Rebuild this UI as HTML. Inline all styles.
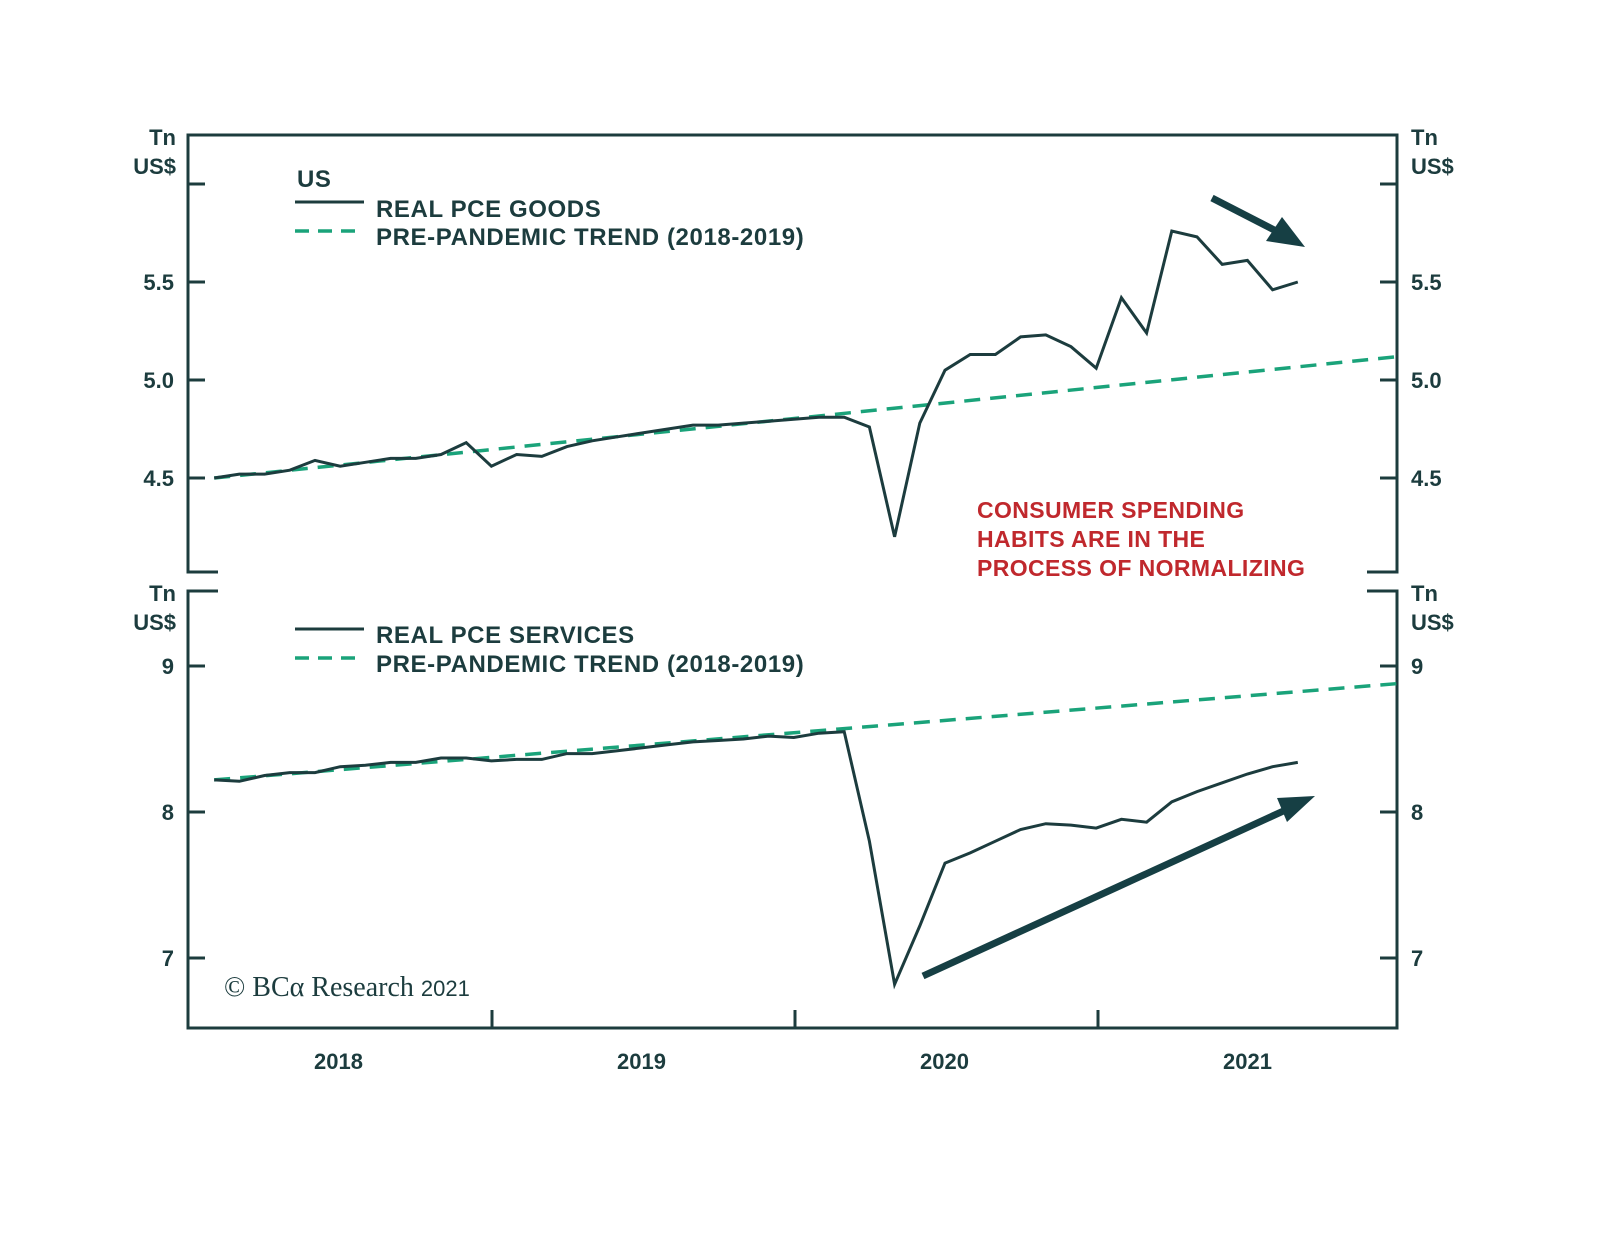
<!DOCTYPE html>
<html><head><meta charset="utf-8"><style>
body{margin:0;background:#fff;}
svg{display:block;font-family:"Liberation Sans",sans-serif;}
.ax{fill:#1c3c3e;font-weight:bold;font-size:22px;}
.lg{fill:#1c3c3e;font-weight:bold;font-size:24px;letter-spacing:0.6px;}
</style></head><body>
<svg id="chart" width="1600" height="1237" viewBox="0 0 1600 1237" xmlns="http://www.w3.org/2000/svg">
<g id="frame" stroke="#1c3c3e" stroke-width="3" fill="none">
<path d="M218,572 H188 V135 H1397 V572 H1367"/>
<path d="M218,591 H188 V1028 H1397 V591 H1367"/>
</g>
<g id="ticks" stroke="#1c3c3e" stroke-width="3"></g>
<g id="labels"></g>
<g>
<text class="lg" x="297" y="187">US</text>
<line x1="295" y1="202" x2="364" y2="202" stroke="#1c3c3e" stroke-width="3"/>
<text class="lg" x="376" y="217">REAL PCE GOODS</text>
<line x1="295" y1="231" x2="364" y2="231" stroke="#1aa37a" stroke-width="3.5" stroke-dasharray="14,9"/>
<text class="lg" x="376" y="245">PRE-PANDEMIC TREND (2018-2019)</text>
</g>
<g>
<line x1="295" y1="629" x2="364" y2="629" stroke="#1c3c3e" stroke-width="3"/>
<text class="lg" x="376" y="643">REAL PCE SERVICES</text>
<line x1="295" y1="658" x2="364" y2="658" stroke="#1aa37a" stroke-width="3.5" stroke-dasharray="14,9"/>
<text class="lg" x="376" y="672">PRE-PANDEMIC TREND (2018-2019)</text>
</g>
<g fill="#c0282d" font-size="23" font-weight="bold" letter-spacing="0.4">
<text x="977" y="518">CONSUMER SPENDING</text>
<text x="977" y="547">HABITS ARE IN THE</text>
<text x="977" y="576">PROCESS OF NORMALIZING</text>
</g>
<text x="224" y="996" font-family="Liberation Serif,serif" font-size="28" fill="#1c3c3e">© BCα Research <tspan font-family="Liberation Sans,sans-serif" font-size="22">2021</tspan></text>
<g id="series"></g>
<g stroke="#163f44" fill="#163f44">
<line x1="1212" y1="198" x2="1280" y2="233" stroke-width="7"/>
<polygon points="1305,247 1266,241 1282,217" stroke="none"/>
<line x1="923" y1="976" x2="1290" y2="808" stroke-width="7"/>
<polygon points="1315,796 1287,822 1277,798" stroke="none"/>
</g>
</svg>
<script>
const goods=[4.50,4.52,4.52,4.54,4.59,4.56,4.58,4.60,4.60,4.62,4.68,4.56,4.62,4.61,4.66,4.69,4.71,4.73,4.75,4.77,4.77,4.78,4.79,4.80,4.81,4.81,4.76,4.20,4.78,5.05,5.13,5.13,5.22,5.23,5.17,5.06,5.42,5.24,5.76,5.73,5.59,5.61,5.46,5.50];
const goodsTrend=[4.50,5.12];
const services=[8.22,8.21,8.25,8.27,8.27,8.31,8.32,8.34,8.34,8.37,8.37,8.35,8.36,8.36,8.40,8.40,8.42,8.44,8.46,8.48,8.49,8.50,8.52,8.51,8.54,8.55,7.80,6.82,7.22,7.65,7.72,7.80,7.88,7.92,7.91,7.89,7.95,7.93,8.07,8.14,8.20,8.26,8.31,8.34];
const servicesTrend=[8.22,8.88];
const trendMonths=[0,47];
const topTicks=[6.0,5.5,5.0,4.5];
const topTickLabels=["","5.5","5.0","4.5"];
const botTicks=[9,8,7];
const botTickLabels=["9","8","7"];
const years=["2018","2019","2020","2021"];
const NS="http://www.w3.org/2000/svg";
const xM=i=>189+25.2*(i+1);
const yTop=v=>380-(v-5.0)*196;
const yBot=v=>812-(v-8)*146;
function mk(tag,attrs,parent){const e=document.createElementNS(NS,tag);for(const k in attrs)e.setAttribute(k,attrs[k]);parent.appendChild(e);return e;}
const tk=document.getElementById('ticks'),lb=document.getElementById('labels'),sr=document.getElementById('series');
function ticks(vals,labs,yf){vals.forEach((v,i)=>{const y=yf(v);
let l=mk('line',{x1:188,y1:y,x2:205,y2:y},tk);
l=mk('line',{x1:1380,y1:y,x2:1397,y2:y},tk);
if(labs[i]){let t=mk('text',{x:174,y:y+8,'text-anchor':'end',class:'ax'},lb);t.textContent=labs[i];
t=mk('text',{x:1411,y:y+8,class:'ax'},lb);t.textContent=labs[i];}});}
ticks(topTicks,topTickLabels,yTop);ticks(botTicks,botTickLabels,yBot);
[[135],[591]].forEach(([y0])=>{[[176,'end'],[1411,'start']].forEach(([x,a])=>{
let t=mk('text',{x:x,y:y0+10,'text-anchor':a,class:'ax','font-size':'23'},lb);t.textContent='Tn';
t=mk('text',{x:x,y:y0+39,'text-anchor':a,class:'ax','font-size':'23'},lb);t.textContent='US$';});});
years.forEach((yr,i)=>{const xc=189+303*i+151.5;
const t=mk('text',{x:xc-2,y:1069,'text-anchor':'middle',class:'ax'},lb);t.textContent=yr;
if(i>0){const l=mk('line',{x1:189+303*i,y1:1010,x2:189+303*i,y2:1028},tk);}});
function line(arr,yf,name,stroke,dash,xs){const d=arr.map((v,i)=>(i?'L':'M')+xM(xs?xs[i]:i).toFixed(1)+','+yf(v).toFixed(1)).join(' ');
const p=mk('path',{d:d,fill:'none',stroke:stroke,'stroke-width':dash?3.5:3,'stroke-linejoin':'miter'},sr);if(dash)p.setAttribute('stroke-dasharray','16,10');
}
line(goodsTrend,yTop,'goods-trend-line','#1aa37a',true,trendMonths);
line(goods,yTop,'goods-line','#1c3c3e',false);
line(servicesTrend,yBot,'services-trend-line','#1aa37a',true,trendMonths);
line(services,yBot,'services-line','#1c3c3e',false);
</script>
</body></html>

- _Exercise prompt_: Without the pictures, write out all of the material exactly.

- _Solution to this task_:
Rebuild this UI as HTML. Inline all styles.
<!DOCTYPE html>
<html><head><meta charset="utf-8"><style>
body{margin:0;background:#fff;}
svg{display:block;font-family:"Liberation Sans",sans-serif;}
.ax{fill:#1c3c3e;font-weight:bold;font-size:22px;}
.lg{fill:#1c3c3e;font-weight:bold;font-size:24px;letter-spacing:0.6px;}
</style></head><body>
<svg id="chart" width="1600" height="1237" viewBox="0 0 1600 1237" xmlns="http://www.w3.org/2000/svg">
<g id="frame" stroke="#1c3c3e" stroke-width="3" fill="none">
<path d="M218,572 H188 V135 H1397 V572 H1367"/>
<path d="M218,591 H188 V1028 H1397 V591 H1367"/>
</g>
<g id="ticks" stroke="#1c3c3e" stroke-width="3"></g>
<g id="labels"></g>
<g>
<text class="lg" x="297" y="187">US</text>
<line x1="295" y1="202" x2="364" y2="202" stroke="#1c3c3e" stroke-width="3"/>
<text class="lg" x="376" y="217">REAL PCE GOODS</text>
<line x1="295" y1="231" x2="364" y2="231" stroke="#1aa37a" stroke-width="3.5" stroke-dasharray="14,9"/>
<text class="lg" x="376" y="245">PRE-PANDEMIC TREND (2018-2019)</text>
</g>
<g>
<line x1="295" y1="629" x2="364" y2="629" stroke="#1c3c3e" stroke-width="3"/>
<text class="lg" x="376" y="643">REAL PCE SERVICES</text>
<line x1="295" y1="658" x2="364" y2="658" stroke="#1aa37a" stroke-width="3.5" stroke-dasharray="14,9"/>
<text class="lg" x="376" y="672">PRE-PANDEMIC TREND (2018-2019)</text>
</g>
<g fill="#c0282d" font-size="23" font-weight="bold" letter-spacing="0.4">
<text x="977" y="518">CONSUMER SPENDING</text>
<text x="977" y="547">HABITS ARE IN THE</text>
<text x="977" y="576">PROCESS OF NORMALIZING</text>
</g>
<text x="224" y="996" font-family="Liberation Serif,serif" font-size="28" fill="#1c3c3e">© BCα Research <tspan font-family="Liberation Sans,sans-serif" font-size="22">2021</tspan></text>
<g id="series"></g>
<g stroke="#163f44" fill="#163f44">
<line x1="1212" y1="198" x2="1280" y2="233" stroke-width="7"/>
<polygon points="1305,247 1266,241 1282,217" stroke="none"/>
<line x1="923" y1="976" x2="1290" y2="808" stroke-width="7"/>
<polygon points="1315,796 1287,822 1277,798" stroke="none"/>
</g>
</svg>
<script>
const goods=[4.50,4.52,4.52,4.54,4.59,4.56,4.58,4.60,4.60,4.62,4.68,4.56,4.62,4.61,4.66,4.69,4.71,4.73,4.75,4.77,4.77,4.78,4.79,4.80,4.81,4.81,4.76,4.20,4.78,5.05,5.13,5.13,5.22,5.23,5.17,5.06,5.42,5.24,5.76,5.73,5.59,5.61,5.46,5.50];
const goodsTrend=[4.50,5.12];
const services=[8.22,8.21,8.25,8.27,8.27,8.31,8.32,8.34,8.34,8.37,8.37,8.35,8.36,8.36,8.40,8.40,8.42,8.44,8.46,8.48,8.49,8.50,8.52,8.51,8.54,8.55,7.80,6.82,7.22,7.65,7.72,7.80,7.88,7.92,7.91,7.89,7.95,7.93,8.07,8.14,8.20,8.26,8.31,8.34];
const servicesTrend=[8.22,8.88];
const trendMonths=[0,47];
const topTicks=[6.0,5.5,5.0,4.5];
const topTickLabels=["","5.5","5.0","4.5"];
const botTicks=[9,8,7];
const botTickLabels=["9","8","7"];
const years=["2018","2019","2020","2021"];
const NS="http://www.w3.org/2000/svg";
const xM=i=>189+25.2*(i+1);
const yTop=v=>380-(v-5.0)*196;
const yBot=v=>812-(v-8)*146;
function mk(tag,attrs,parent){const e=document.createElementNS(NS,tag);for(const k in attrs)e.setAttribute(k,attrs[k]);parent.appendChild(e);return e;}
const tk=document.getElementById('ticks'),lb=document.getElementById('labels'),sr=document.getElementById('series');
function ticks(vals,labs,yf){vals.forEach((v,i)=>{const y=yf(v);
let l=mk('line',{x1:188,y1:y,x2:205,y2:y},tk);
l=mk('line',{x1:1380,y1:y,x2:1397,y2:y},tk);
if(labs[i]){let t=mk('text',{x:174,y:y+8,'text-anchor':'end',class:'ax'},lb);t.textContent=labs[i];
t=mk('text',{x:1411,y:y+8,class:'ax'},lb);t.textContent=labs[i];}});}
ticks(topTicks,topTickLabels,yTop);ticks(botTicks,botTickLabels,yBot);
[[135],[591]].forEach(([y0])=>{[[176,'end'],[1411,'start']].forEach(([x,a])=>{
let t=mk('text',{x:x,y:y0+10,'text-anchor':a,class:'ax','font-size':'23'},lb);t.textContent='Tn';
t=mk('text',{x:x,y:y0+39,'text-anchor':a,class:'ax','font-size':'23'},lb);t.textContent='US$';});});
years.forEach((yr,i)=>{const xc=189+303*i+151.5;
const t=mk('text',{x:xc-2,y:1069,'text-anchor':'middle',class:'ax'},lb);t.textContent=yr;
if(i>0){const l=mk('line',{x1:189+303*i,y1:1010,x2:189+303*i,y2:1028},tk);}});
function line(arr,yf,name,stroke,dash,xs){const d=arr.map((v,i)=>(i?'L':'M')+xM(xs?xs[i]:i).toFixed(1)+','+yf(v).toFixed(1)).join(' ');
const p=mk('path',{d:d,fill:'none',stroke:stroke,'stroke-width':dash?3.5:3,'stroke-linejoin':'miter'},sr);if(dash)p.setAttribute('stroke-dasharray','16,10');
}
line(goodsTrend,yTop,'goods-trend-line','#1aa37a',true,trendMonths);
line(goods,yTop,'goods-line','#1c3c3e',false);
line(servicesTrend,yBot,'services-trend-line','#1aa37a',true,trendMonths);
line(services,yBot,'services-line','#1c3c3e',false);
</script>
</body></html>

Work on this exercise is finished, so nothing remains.